Look through the listing and locate every line containing the word "this"; copy those lines.

# RECORD SET:
⟨

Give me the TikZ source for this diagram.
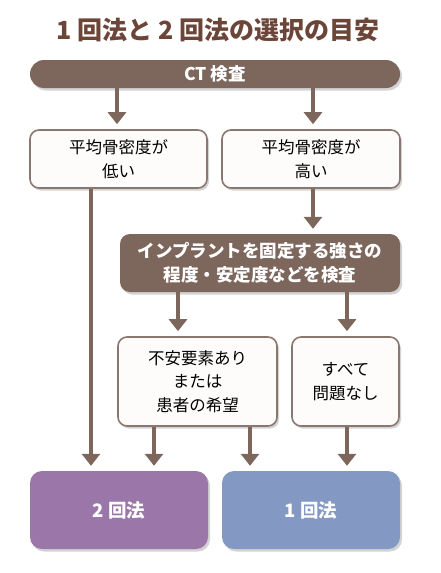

⟩
⟨

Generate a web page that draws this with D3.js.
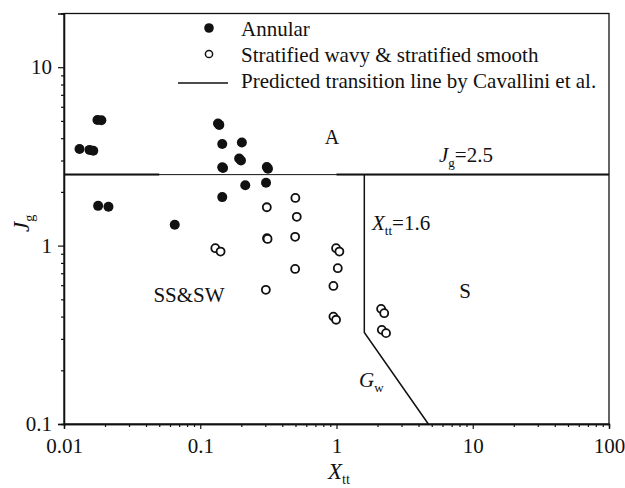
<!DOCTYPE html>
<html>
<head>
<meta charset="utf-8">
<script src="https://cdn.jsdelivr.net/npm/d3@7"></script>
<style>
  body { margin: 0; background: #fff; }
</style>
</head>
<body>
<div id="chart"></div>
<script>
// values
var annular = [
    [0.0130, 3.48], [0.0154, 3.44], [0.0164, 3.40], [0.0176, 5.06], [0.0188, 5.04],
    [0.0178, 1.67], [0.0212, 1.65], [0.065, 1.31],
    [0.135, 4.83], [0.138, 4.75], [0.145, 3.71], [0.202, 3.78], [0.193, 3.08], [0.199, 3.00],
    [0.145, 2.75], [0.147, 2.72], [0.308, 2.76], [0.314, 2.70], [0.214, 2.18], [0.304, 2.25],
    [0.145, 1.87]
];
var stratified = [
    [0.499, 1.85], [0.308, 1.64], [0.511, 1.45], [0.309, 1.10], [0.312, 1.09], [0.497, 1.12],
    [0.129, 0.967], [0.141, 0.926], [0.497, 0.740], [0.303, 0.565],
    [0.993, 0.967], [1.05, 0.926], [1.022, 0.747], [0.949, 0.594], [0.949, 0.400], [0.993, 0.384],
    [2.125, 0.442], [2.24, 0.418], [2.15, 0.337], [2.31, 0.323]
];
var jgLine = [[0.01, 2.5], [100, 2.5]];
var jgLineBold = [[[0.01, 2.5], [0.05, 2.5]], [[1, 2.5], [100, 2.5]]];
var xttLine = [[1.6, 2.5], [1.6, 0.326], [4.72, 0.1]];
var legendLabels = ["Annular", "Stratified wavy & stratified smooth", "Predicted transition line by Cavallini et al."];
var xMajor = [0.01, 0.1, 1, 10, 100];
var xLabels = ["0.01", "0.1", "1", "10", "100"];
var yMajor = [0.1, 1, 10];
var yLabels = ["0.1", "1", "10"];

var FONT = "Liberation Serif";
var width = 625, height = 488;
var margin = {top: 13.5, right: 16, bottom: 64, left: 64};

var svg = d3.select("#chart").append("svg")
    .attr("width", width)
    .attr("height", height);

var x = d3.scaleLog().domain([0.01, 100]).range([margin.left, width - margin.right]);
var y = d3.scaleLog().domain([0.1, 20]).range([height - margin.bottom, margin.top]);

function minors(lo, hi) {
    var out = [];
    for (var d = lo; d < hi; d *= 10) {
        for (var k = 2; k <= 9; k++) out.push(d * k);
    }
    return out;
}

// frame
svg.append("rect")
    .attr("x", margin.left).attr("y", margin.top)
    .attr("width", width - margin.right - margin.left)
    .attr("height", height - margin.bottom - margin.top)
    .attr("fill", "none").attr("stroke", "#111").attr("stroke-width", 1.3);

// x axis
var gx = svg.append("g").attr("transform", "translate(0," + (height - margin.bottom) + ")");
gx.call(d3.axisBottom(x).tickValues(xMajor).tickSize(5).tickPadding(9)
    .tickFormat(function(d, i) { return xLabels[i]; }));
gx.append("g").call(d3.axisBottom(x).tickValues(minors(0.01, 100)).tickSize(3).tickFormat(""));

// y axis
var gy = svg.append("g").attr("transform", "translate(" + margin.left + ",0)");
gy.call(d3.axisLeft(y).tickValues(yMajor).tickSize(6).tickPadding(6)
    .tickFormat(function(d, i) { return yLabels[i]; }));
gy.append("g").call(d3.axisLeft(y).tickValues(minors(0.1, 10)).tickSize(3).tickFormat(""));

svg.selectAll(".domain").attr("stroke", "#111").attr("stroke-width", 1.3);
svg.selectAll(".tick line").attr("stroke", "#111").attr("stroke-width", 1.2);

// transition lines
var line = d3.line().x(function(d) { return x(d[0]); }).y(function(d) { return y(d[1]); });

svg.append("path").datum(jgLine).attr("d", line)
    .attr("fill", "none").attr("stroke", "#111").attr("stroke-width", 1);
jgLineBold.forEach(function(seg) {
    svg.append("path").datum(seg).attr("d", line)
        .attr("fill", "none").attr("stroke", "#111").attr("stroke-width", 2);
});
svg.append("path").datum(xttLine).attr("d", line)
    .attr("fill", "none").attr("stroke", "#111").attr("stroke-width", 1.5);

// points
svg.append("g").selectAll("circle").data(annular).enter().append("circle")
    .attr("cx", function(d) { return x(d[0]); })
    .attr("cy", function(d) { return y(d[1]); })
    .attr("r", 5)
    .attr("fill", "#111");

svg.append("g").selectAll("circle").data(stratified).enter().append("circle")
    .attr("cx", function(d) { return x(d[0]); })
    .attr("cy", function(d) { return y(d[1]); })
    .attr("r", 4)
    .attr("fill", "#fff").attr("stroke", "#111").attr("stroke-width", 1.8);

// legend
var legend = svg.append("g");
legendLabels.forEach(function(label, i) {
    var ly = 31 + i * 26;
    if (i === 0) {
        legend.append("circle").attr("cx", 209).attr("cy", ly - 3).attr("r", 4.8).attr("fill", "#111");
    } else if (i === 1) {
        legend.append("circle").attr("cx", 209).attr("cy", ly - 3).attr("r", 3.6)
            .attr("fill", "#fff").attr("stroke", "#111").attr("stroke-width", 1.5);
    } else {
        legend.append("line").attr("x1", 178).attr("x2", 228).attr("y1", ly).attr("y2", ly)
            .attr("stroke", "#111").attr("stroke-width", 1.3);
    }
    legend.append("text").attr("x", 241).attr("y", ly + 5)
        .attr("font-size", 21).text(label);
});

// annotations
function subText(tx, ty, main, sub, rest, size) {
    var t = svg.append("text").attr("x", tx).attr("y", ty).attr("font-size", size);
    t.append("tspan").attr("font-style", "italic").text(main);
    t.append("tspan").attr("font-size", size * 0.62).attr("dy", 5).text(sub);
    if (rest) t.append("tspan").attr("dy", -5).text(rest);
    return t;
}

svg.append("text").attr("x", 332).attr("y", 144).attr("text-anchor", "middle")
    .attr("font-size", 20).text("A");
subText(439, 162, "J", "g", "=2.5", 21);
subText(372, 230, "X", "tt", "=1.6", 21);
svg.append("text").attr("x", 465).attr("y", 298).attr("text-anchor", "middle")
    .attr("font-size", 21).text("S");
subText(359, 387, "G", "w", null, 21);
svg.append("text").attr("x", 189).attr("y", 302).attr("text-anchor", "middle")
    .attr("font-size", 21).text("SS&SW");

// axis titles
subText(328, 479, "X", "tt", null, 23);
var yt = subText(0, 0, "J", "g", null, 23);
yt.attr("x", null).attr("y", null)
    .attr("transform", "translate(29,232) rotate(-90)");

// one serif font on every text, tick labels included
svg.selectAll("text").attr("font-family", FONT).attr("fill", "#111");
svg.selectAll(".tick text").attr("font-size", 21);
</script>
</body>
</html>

⟩

# CORRECT ANSWER:
Give me the TikZ source for this diagram.
Generate a web page that draws this with D3.js.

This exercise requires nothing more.